SHORT PROBLEM => What follows is a listing; give it again exactly, in its entirety.

Records with drawing code:
_ _ _ _ _ _ _

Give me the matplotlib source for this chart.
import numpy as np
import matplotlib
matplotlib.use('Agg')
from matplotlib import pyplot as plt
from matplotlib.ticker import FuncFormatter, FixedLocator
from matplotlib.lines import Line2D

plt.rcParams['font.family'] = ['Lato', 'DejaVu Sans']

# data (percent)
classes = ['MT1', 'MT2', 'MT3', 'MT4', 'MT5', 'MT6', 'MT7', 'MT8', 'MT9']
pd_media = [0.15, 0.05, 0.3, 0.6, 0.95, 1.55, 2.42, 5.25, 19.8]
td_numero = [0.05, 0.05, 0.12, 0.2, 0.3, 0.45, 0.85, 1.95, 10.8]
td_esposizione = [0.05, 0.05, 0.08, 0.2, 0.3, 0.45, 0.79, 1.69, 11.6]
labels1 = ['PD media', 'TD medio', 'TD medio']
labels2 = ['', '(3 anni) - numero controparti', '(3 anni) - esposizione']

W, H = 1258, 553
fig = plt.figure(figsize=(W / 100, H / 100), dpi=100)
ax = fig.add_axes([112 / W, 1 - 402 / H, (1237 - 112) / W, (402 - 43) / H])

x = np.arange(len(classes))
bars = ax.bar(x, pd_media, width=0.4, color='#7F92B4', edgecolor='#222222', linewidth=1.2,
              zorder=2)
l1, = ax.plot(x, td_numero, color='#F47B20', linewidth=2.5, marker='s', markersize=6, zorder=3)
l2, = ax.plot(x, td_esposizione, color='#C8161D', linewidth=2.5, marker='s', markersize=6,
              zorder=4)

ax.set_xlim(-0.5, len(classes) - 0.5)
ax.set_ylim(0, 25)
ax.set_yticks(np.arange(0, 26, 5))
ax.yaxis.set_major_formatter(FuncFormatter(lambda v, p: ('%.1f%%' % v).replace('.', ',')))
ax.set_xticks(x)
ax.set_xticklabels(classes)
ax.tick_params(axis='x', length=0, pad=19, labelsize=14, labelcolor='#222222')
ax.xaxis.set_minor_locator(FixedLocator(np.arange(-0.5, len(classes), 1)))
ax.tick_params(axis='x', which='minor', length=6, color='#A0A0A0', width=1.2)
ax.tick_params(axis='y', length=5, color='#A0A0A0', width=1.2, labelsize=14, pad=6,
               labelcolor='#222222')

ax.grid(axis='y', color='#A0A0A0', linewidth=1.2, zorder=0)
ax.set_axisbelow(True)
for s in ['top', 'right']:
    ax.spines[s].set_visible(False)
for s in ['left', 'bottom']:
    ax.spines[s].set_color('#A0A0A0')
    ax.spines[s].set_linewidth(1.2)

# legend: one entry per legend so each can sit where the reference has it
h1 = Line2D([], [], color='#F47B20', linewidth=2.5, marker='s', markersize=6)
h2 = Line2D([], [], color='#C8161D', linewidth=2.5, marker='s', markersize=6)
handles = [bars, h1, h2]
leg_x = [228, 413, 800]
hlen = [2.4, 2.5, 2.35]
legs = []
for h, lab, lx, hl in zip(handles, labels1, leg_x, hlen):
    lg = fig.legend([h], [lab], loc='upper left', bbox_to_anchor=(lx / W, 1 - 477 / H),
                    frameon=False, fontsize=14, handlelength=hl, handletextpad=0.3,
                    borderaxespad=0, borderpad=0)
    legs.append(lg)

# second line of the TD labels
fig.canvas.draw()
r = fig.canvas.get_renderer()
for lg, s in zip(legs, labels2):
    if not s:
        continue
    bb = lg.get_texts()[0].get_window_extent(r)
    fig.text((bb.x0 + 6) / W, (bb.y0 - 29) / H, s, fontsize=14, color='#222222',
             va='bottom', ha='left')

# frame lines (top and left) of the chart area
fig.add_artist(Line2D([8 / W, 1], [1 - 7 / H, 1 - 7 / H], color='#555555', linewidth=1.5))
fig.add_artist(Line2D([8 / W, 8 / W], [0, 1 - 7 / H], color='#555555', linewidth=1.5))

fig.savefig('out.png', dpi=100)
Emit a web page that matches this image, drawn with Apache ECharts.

_ _ _ _ _ _ _

THE COMPLETED TASK =>
Give me the matplotlib source for this chart.
import numpy as np
import matplotlib
matplotlib.use('Agg')
from matplotlib import pyplot as plt
from matplotlib.ticker import FuncFormatter, FixedLocator
from matplotlib.lines import Line2D

plt.rcParams['font.family'] = ['Lato', 'DejaVu Sans']

# data (percent)
classes = ['MT1', 'MT2', 'MT3', 'MT4', 'MT5', 'MT6', 'MT7', 'MT8', 'MT9']
pd_media = [0.15, 0.05, 0.3, 0.6, 0.95, 1.55, 2.42, 5.25, 19.8]
td_numero = [0.05, 0.05, 0.12, 0.2, 0.3, 0.45, 0.85, 1.95, 10.8]
td_esposizione = [0.05, 0.05, 0.08, 0.2, 0.3, 0.45, 0.79, 1.69, 11.6]
labels1 = ['PD media', 'TD medio', 'TD medio']
labels2 = ['', '(3 anni) - numero controparti', '(3 anni) - esposizione']

W, H = 1258, 553
fig = plt.figure(figsize=(W / 100, H / 100), dpi=100)
ax = fig.add_axes([112 / W, 1 - 402 / H, (1237 - 112) / W, (402 - 43) / H])

x = np.arange(len(classes))
bars = ax.bar(x, pd_media, width=0.4, color='#7F92B4', edgecolor='#222222', linewidth=1.2,
              zorder=2)
l1, = ax.plot(x, td_numero, color='#F47B20', linewidth=2.5, marker='s', markersize=6, zorder=3)
l2, = ax.plot(x, td_esposizione, color='#C8161D', linewidth=2.5, marker='s', markersize=6,
              zorder=4)

ax.set_xlim(-0.5, len(classes) - 0.5)
ax.set_ylim(0, 25)
ax.set_yticks(np.arange(0, 26, 5))
ax.yaxis.set_major_formatter(FuncFormatter(lambda v, p: ('%.1f%%' % v).replace('.', ',')))
ax.set_xticks(x)
ax.set_xticklabels(classes)
ax.tick_params(axis='x', length=0, pad=19, labelsize=14, labelcolor='#222222')
ax.xaxis.set_minor_locator(FixedLocator(np.arange(-0.5, len(classes), 1)))
ax.tick_params(axis='x', which='minor', length=6, color='#A0A0A0', width=1.2)
ax.tick_params(axis='y', length=5, color='#A0A0A0', width=1.2, labelsize=14, pad=6,
               labelcolor='#222222')

ax.grid(axis='y', color='#A0A0A0', linewidth=1.2, zorder=0)
ax.set_axisbelow(True)
for s in ['top', 'right']:
    ax.spines[s].set_visible(False)
for s in ['left', 'bottom']:
    ax.spines[s].set_color('#A0A0A0')
    ax.spines[s].set_linewidth(1.2)

# legend: one entry per legend so each can sit where the reference has it
h1 = Line2D([], [], color='#F47B20', linewidth=2.5, marker='s', markersize=6)
h2 = Line2D([], [], color='#C8161D', linewidth=2.5, marker='s', markersize=6)
handles = [bars, h1, h2]
leg_x = [228, 413, 800]
hlen = [2.4, 2.5, 2.35]
legs = []
for h, lab, lx, hl in zip(handles, labels1, leg_x, hlen):
    lg = fig.legend([h], [lab], loc='upper left', bbox_to_anchor=(lx / W, 1 - 477 / H),
                    frameon=False, fontsize=14, handlelength=hl, handletextpad=0.3,
                    borderaxespad=0, borderpad=0)
    legs.append(lg)

# second line of the TD labels
fig.canvas.draw()
r = fig.canvas.get_renderer()
for lg, s in zip(legs, labels2):
    if not s:
        continue
    bb = lg.get_texts()[0].get_window_extent(r)
    fig.text((bb.x0 + 6) / W, (bb.y0 - 29) / H, s, fontsize=14, color='#222222',
             va='bottom', ha='left')

# frame lines (top and left) of the chart area
fig.add_artist(Line2D([8 / W, 1], [1 - 7 / H, 1 - 7 / H], color='#555555', linewidth=1.5))
fig.add_artist(Line2D([8 / W, 8 / W], [0, 1 - 7 / H], color='#555555', linewidth=1.5))

fig.savefig('out.png', dpi=100)
Emit a web page that matches this image, drawn with Apache ECharts.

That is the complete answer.